INFORMATION SHOWN -
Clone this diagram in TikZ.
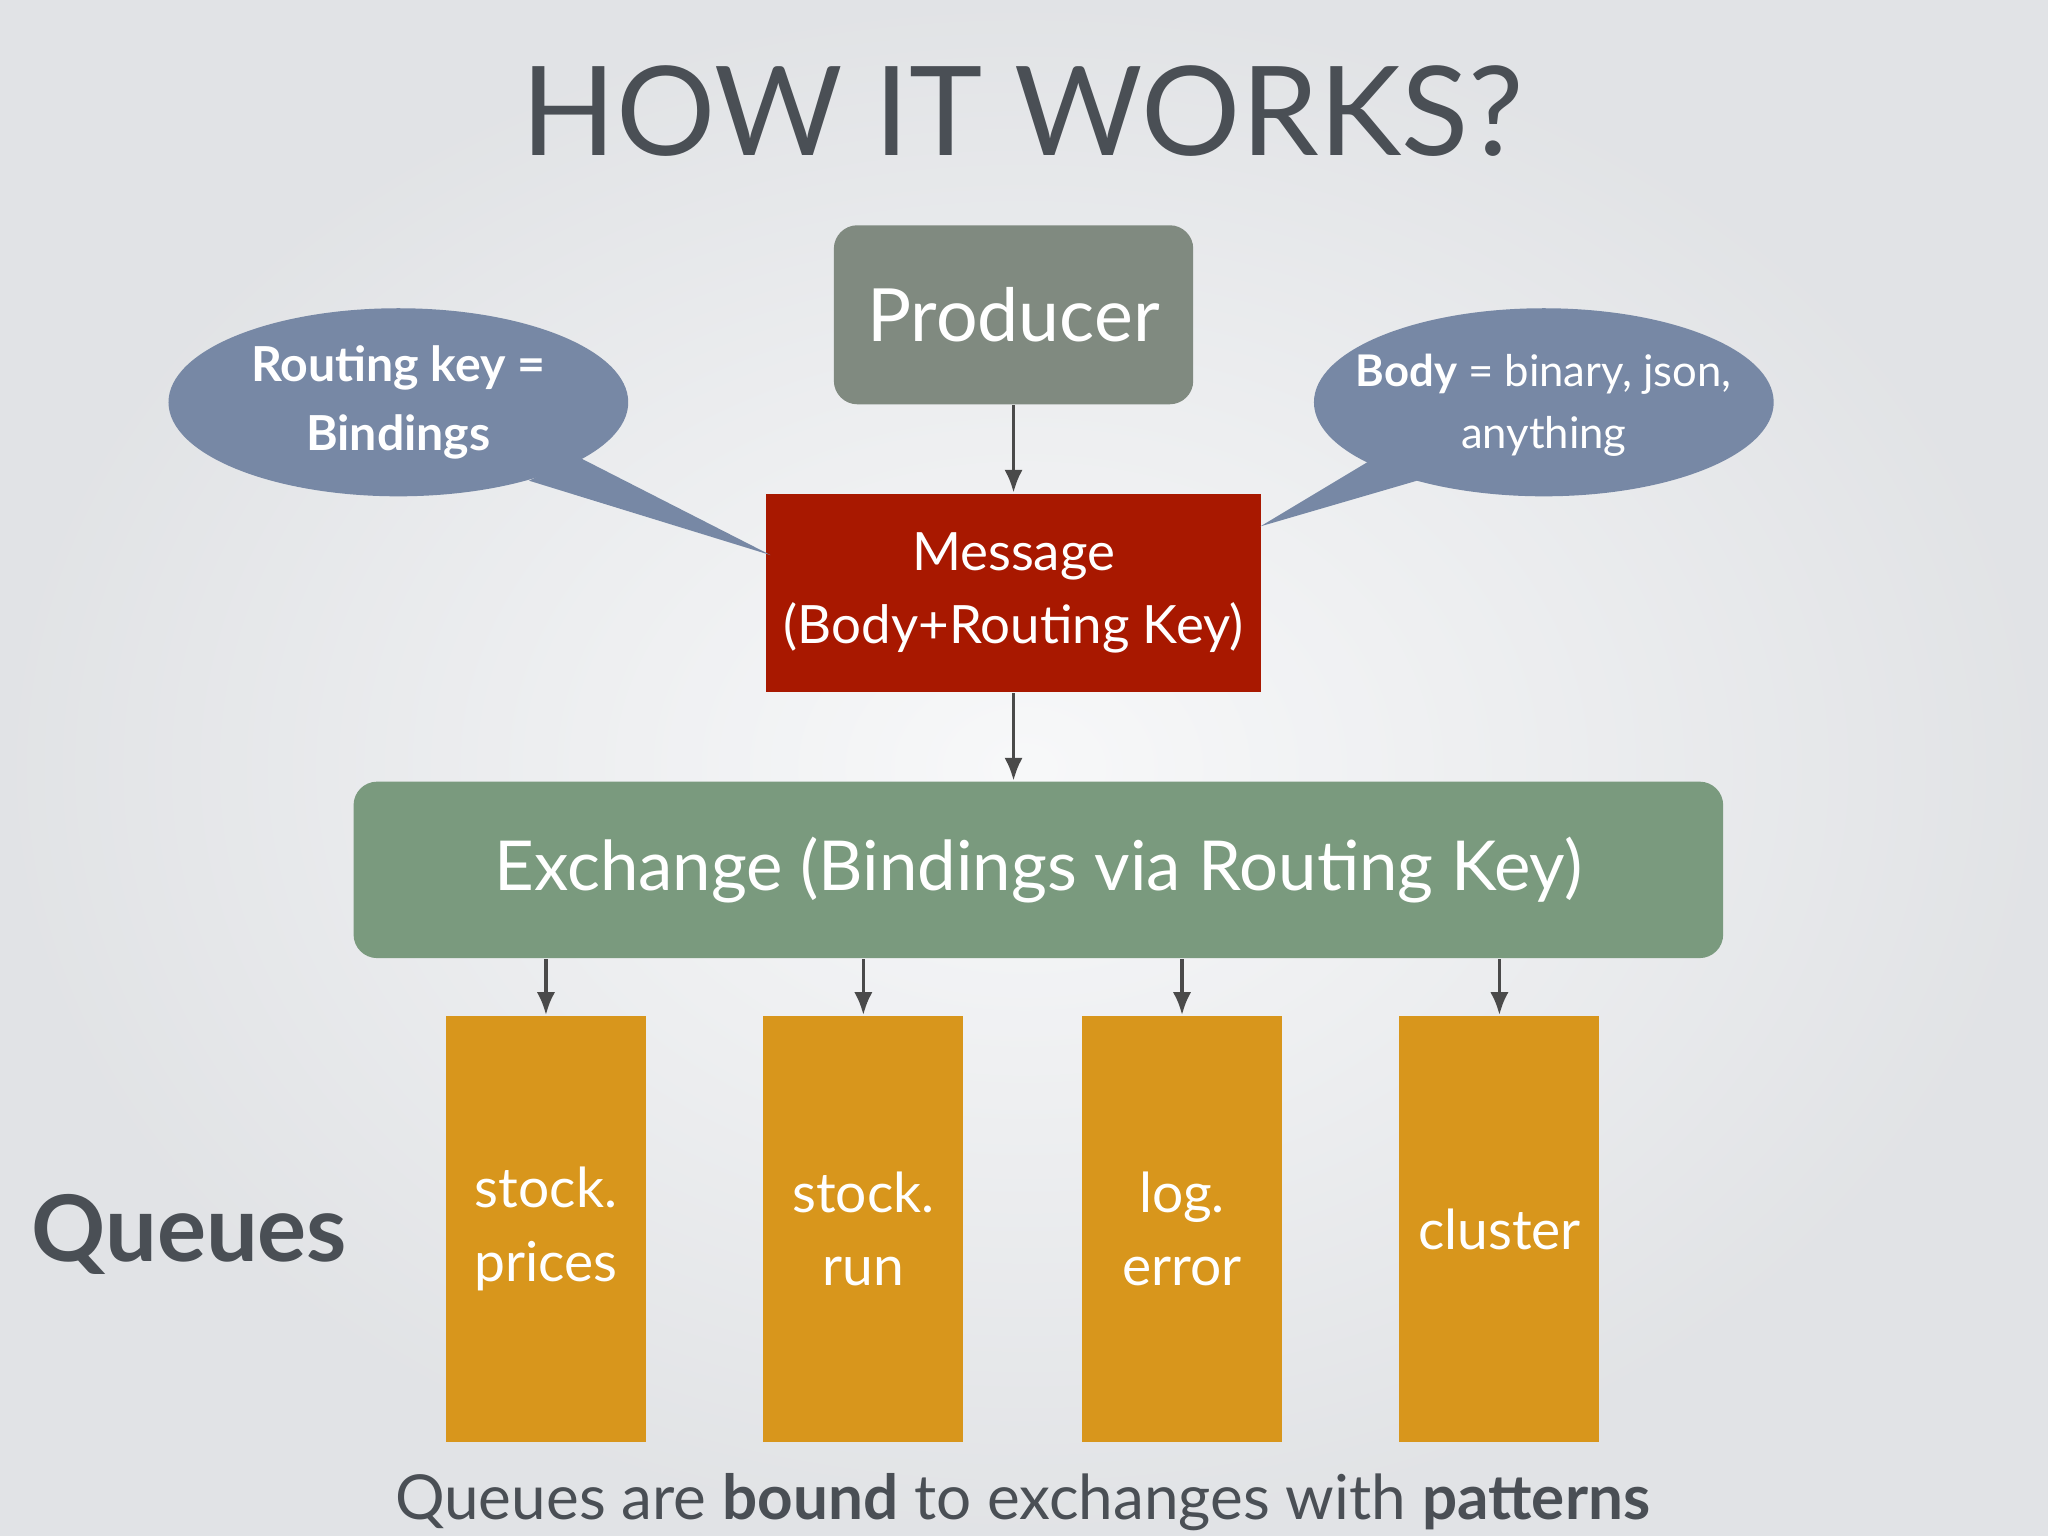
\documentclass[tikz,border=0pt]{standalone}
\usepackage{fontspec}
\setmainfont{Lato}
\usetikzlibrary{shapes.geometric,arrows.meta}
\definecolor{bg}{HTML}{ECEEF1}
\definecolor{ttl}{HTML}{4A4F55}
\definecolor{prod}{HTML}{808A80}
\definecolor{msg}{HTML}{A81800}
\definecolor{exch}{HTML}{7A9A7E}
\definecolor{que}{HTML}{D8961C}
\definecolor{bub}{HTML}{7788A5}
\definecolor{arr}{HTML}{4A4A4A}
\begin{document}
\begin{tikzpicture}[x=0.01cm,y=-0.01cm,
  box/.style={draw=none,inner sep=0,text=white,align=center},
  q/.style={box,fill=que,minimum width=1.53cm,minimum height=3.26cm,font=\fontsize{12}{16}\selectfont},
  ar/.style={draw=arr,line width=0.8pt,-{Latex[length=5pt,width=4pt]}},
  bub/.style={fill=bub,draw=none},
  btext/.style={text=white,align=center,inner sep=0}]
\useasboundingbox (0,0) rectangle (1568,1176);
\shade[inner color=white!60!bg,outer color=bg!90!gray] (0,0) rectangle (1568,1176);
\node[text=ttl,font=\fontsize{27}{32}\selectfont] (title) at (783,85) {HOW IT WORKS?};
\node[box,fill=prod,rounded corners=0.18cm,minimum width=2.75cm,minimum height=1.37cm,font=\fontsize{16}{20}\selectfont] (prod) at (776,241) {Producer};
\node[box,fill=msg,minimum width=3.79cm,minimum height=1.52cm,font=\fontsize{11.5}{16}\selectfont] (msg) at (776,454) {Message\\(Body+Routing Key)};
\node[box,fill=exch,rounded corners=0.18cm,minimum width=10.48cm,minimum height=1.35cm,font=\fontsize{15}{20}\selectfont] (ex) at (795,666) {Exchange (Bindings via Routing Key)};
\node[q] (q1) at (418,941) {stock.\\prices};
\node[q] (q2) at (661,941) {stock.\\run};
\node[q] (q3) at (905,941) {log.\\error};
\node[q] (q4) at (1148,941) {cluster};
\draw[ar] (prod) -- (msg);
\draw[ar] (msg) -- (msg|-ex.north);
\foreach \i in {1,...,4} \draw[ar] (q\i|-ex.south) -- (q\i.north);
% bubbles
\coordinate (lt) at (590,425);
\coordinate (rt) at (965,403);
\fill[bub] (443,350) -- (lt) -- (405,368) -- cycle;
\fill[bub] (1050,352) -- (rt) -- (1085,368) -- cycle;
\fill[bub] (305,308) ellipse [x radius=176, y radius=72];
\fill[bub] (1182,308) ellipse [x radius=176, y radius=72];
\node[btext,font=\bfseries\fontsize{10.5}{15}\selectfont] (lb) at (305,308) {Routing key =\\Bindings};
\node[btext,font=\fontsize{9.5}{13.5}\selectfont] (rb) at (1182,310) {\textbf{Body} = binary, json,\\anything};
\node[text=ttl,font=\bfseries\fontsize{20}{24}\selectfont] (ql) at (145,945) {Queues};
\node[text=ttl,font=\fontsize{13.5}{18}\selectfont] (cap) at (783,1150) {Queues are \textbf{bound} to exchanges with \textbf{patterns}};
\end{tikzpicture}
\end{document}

WHAT IS EXPECTED - Omit the pictures and reproduce the listing exactly.

RIGHT ANSWER -
Clone this diagram in TikZ.
\documentclass[tikz,border=0pt]{standalone}
\usepackage{fontspec}
\setmainfont{Lato}
\usetikzlibrary{shapes.geometric,arrows.meta}
\definecolor{bg}{HTML}{ECEEF1}
\definecolor{ttl}{HTML}{4A4F55}
\definecolor{prod}{HTML}{808A80}
\definecolor{msg}{HTML}{A81800}
\definecolor{exch}{HTML}{7A9A7E}
\definecolor{que}{HTML}{D8961C}
\definecolor{bub}{HTML}{7788A5}
\definecolor{arr}{HTML}{4A4A4A}
\begin{document}
\begin{tikzpicture}[x=0.01cm,y=-0.01cm,
  box/.style={draw=none,inner sep=0,text=white,align=center},
  q/.style={box,fill=que,minimum width=1.53cm,minimum height=3.26cm,font=\fontsize{12}{16}\selectfont},
  ar/.style={draw=arr,line width=0.8pt,-{Latex[length=5pt,width=4pt]}},
  bub/.style={fill=bub,draw=none},
  btext/.style={text=white,align=center,inner sep=0}]
\useasboundingbox (0,0) rectangle (1568,1176);
\shade[inner color=white!60!bg,outer color=bg!90!gray] (0,0) rectangle (1568,1176);
\node[text=ttl,font=\fontsize{27}{32}\selectfont] (title) at (783,85) {HOW IT WORKS?};
\node[box,fill=prod,rounded corners=0.18cm,minimum width=2.75cm,minimum height=1.37cm,font=\fontsize{16}{20}\selectfont] (prod) at (776,241) {Producer};
\node[box,fill=msg,minimum width=3.79cm,minimum height=1.52cm,font=\fontsize{11.5}{16}\selectfont] (msg) at (776,454) {Message\\(Body+Routing Key)};
\node[box,fill=exch,rounded corners=0.18cm,minimum width=10.48cm,minimum height=1.35cm,font=\fontsize{15}{20}\selectfont] (ex) at (795,666) {Exchange (Bindings via Routing Key)};
\node[q] (q1) at (418,941) {stock.\\prices};
\node[q] (q2) at (661,941) {stock.\\run};
\node[q] (q3) at (905,941) {log.\\error};
\node[q] (q4) at (1148,941) {cluster};
\draw[ar] (prod) -- (msg);
\draw[ar] (msg) -- (msg|-ex.north);
\foreach \i in {1,...,4} \draw[ar] (q\i|-ex.south) -- (q\i.north);
% bubbles
\coordinate (lt) at (590,425);
\coordinate (rt) at (965,403);
\fill[bub] (443,350) -- (lt) -- (405,368) -- cycle;
\fill[bub] (1050,352) -- (rt) -- (1085,368) -- cycle;
\fill[bub] (305,308) ellipse [x radius=176, y radius=72];
\fill[bub] (1182,308) ellipse [x radius=176, y radius=72];
\node[btext,font=\bfseries\fontsize{10.5}{15}\selectfont] (lb) at (305,308) {Routing key =\\Bindings};
\node[btext,font=\fontsize{9.5}{13.5}\selectfont] (rb) at (1182,310) {\textbf{Body} = binary, json,\\anything};
\node[text=ttl,font=\bfseries\fontsize{20}{24}\selectfont] (ql) at (145,945) {Queues};
\node[text=ttl,font=\fontsize{13.5}{18}\selectfont] (cap) at (783,1150) {Queues are \textbf{bound} to exchanges with \textbf{patterns}};
\end{tikzpicture}
\end{document}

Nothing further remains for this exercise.